* **WORK INSTRUCTIONS**: Look through the lines below and state how many hold the word "React". Write only the number.

* **INFORMATION SHOWN**:
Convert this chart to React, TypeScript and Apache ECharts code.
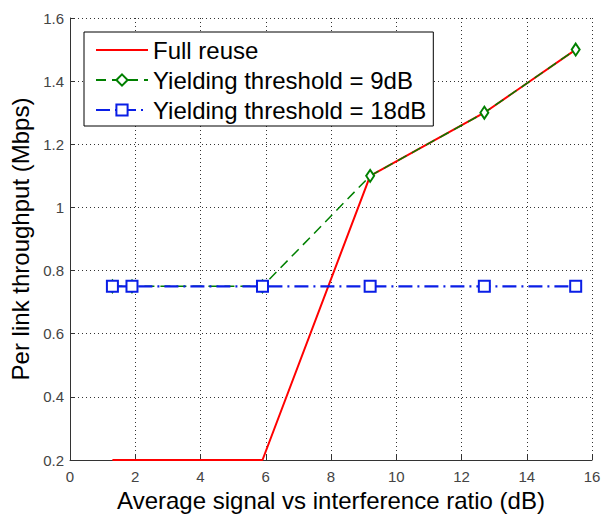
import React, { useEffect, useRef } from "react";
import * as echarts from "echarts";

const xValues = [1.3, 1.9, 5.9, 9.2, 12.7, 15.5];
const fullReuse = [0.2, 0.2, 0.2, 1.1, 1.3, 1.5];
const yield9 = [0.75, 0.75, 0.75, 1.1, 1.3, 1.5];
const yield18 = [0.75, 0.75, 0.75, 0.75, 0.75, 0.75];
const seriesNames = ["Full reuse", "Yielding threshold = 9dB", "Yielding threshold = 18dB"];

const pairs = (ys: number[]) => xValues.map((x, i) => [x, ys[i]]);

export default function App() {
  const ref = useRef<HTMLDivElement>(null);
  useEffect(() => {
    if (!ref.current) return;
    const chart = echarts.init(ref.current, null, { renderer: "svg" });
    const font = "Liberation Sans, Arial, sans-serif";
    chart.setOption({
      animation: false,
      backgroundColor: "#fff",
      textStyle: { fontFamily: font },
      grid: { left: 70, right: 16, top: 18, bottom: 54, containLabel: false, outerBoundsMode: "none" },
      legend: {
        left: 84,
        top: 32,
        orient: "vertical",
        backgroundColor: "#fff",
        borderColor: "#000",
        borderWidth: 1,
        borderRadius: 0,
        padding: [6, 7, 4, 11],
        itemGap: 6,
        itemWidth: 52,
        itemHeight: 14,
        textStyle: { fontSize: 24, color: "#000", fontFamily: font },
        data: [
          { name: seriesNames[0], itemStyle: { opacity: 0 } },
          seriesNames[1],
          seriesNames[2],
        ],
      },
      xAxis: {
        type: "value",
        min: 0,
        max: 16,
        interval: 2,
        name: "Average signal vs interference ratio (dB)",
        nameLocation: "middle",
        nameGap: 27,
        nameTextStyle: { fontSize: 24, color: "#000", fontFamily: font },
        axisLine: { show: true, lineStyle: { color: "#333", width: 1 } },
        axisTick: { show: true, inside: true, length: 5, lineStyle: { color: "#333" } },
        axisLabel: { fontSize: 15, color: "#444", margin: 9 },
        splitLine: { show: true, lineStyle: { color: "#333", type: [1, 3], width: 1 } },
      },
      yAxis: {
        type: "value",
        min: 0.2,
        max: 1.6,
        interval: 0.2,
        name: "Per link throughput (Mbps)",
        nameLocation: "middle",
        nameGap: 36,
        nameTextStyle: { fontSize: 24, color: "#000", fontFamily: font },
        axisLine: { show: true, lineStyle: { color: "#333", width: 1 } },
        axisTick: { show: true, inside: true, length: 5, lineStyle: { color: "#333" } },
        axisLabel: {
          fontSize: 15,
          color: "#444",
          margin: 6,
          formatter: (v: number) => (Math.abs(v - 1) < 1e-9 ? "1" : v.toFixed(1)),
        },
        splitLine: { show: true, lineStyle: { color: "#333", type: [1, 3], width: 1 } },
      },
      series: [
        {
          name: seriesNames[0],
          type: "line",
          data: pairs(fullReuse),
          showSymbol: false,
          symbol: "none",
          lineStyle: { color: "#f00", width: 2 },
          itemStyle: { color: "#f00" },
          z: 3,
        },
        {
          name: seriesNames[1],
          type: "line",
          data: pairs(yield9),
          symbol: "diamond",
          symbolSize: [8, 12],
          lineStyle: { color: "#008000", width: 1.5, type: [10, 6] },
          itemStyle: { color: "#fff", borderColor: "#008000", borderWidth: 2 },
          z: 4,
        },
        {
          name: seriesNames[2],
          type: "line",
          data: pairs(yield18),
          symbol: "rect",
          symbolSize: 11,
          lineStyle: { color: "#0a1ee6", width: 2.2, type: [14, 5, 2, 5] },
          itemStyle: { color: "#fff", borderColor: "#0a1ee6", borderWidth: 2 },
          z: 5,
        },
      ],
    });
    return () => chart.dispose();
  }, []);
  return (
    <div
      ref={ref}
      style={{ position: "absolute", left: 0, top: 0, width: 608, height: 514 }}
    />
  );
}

* **TASK ANSWER**: 2